About the Talk:
Few expected PH’s defeat of the BN in GE14. Despite PH’s success, reform has been difficult and identity politics have strained the coalition, ultimately contributing to its collapse. Regionalism in Malaysia can help to make sense of these developments. The social and political changes of the last few decades have made conventional categories like major ethnic groups (MCIO) or administrative units (the states) less useful for understanding voting patterns and political influence. Instead, Malaysia can be conceived of as having four distinct identity-based political arenas, each with their own electoral dynamics and unique visions of what Malaysia should look like. One of those arenas is disproportionately important for maintaining power, which gives it the ability to set the political agenda and effectively constrain the range of politically feasible reforms.
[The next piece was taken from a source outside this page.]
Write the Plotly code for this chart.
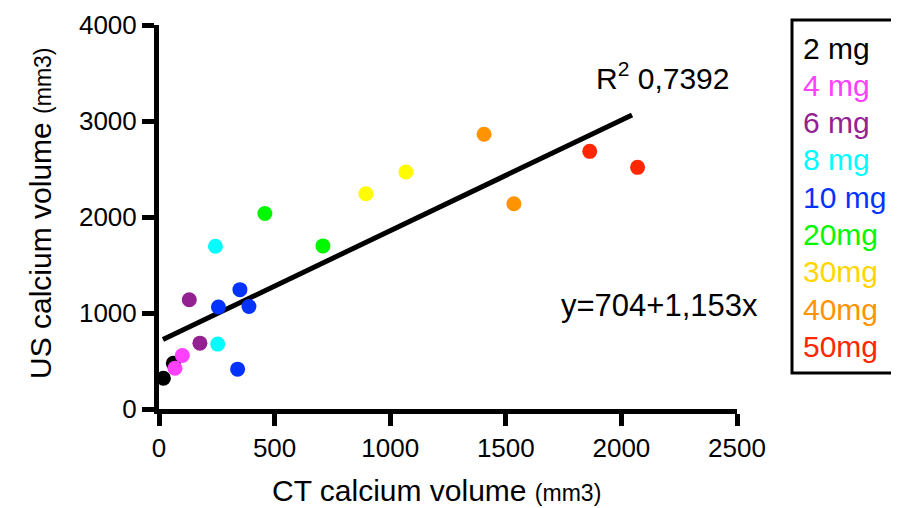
import plotly.graph_objects as go

# ---- data ----
groups = ["2 mg", "4 mg", "6 mg", "8 mg", "10 mg", "20mg", "30mg", "40mg", "50mg"]
colors = ["#000000", "#FF40FF", "#942192", "#00FDFF", "#0433FF", "#00F900", "#FFFB00", "#FF9300", "#FF2600"]
legend_colors = ["#000000", "#FF40FF", "#942192", "#00FDFF", "#0433FF", "#00F900", "#FFD600", "#FF9300", "#FF2600"]

ct_2mg = [19, 62]
us_2mg = [321, 477]
ct_4mg = [101, 69]
us_4mg = [557, 425]
ct_6mg = [131, 177]
us_6mg = [1138, 686]
ct_8mg = [244, 254]
us_8mg = [1695, 676]
ct_10mg = [350, 257, 389, 340]
us_10mg = [1243, 1062, 1068, 415]
ct_20mg = [458, 709]
us_20mg = [2037, 1699]
ct_30mg = [895, 1068]
us_30mg = [2242, 2468]
ct_40mg = [1406, 1535]
us_40mg = [2862, 2138]
ct_50mg = [1863, 2070]
us_50mg = [2684, 2517]

ct_values = [ct_2mg, ct_4mg, ct_6mg, ct_8mg, ct_10mg, ct_20mg, ct_30mg, ct_40mg, ct_50mg]
us_values = [us_2mg, us_4mg, us_6mg, us_8mg, us_10mg, us_20mg, us_30mg, us_40mg, us_50mg]

intercept = 704
slope = 1.153
fit_x = [17, 2046]
r2_text = "R<sup>2</sup> 0,7392"
eq_text = "y=704+1,153x"

x_ticks = [0, 500, 1000, 1500, 2000, 2500]
y_ticks = [0, 1000, 2000, 3000, 4000]

FONT = "Liberation Sans, Arial, sans-serif"

# page body has an 8px margin; plot area target (window px): x 159..737, y 26..409
OFF = 8
PL, PR, PT, PB = 159, 737, 25, 409
PW, PH = PR - PL, PB - PT


def px(xw):
    return (xw - PL) / PW


def py(yw):
    return (PB - yw) / PH


fig = go.Figure()

# regression line
fig.add_trace(go.Scatter(
    x=fit_x, y=[intercept + slope * v for v in fit_x],
    mode="lines", line=dict(color="black", width=5),
    showlegend=False, hoverinfo="skip", cliponaxis=False))

for name, col, xs, ys in zip(groups, colors, ct_values, us_values):
    fig.add_trace(go.Scatter(
        x=xs, y=ys, mode="markers", name=name,
        marker=dict(color=col, size=15, line=dict(width=0)),
        showlegend=False, cliponaxis=False))

axis_common = dict(
    showline=True, linecolor="black", linewidth=5,
    ticks="outside", ticklen=12, tickwidth=5, tickcolor="black",
    showgrid=False, zeroline=False, automargin=False,
    tickfont=dict(family=FONT, size=26, color="black"),
)

fig.update_xaxes(range=[0, 2500], tickvals=x_ticks, **axis_common)
fig.update_yaxes(range=[0, 4000], tickvals=y_ticks, **axis_common)

annotations = [
    dict(text="CT calcium volume <span style='font-size:23px'>(mm3)</span>",
         xref="paper", yref="paper", x=px(436), y=py(490),
         xanchor="center", yanchor="middle", showarrow=False,
         font=dict(family=FONT, size=30, color="black")),
    dict(text="US calcium volume <span style='font-size:23px'>(mm3)</span>",
         xref="paper", yref="paper", x=px(40), y=py(213), textangle=-90,
         xanchor="center", yanchor="middle", showarrow=False,
         font=dict(family=FONT, size=30, color="black")),
    dict(text=r2_text, xref="paper", yref="paper",
         x=px(594), y=py(76),
         xanchor="left", yanchor="middle", showarrow=False,
         font=dict(family=FONT, size=30, color="black")),
    dict(text=eq_text, xref="paper", yref="paper",
         x=px(559), y=py(305),
         xanchor="left", yanchor="middle", showarrow=False,
         font=dict(family=FONT, size=31, color="black")),
]

# legend drawn as coloured text in a box
for i, (name, col) in enumerate(zip(groups, legend_colors)):
    ypix = 48 + i * 37.3
    annotations.append(dict(
        text=name, xref="paper", yref="paper",
        x=px(801), y=py(ypix),
        xanchor="left", yanchor="middle", showarrow=False,
        font=dict(family=FONT, size=30, color=col)))

fig.add_shape(type="rect", xref="paper", yref="paper",
              x0=px(792), x1=px(897),
              y0=py(373), y1=py(20),
              line=dict(color="black", width=3))

fig.update_layout(
    width=899, height=508,
    margin=dict(l=PL - OFF, r=899 - (PR - OFF), t=PT - OFF, b=508 - (PB - OFF)),
    paper_bgcolor="white", plot_bgcolor="white",
    annotations=annotations,
    font=dict(family=FONT, color="black"),
)

fig.write_html("out.html")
In that sense, Malaysia’s regionalism provides insights into how the BN was defeated in GE14, why reform has been so difficult, and why the coalition ultimately collapsed.
Date: 9 March 2020, Monday
Time: 8.00pm – 10.00pm (Doors open at 7.30pm)
Venue: Conference Hall, Penang Institute, 10-12 Brown Road, 10350 George Town
About the Speaker:
Kai Ostwald is a political scientist from the University of British Columbia in Vancouver, Canada. He is also the director of UBC’s Centre for Southeast Asia Research and the associate editor of the academic journal Pacific Affairs. Much of his research addresses ethnic politics, elections, and decentralization, including in Malaysia. He is an affiliate of ISEAS in Singapore and was briefly based at the Penang Institute in 2013. He holds a PhD in political science from the University of California, and an MA from the National University of Singapore.
Moderator: Yeong Pey Jung, Research Projects Advisor and Senior Analyst (Socioeconomics & Statistics Programme)
*Note: Dato’ Dr Ooi Kee Beng will not be joining us as a discussant for this event. We apologize for any inconvenience caused. Thank you.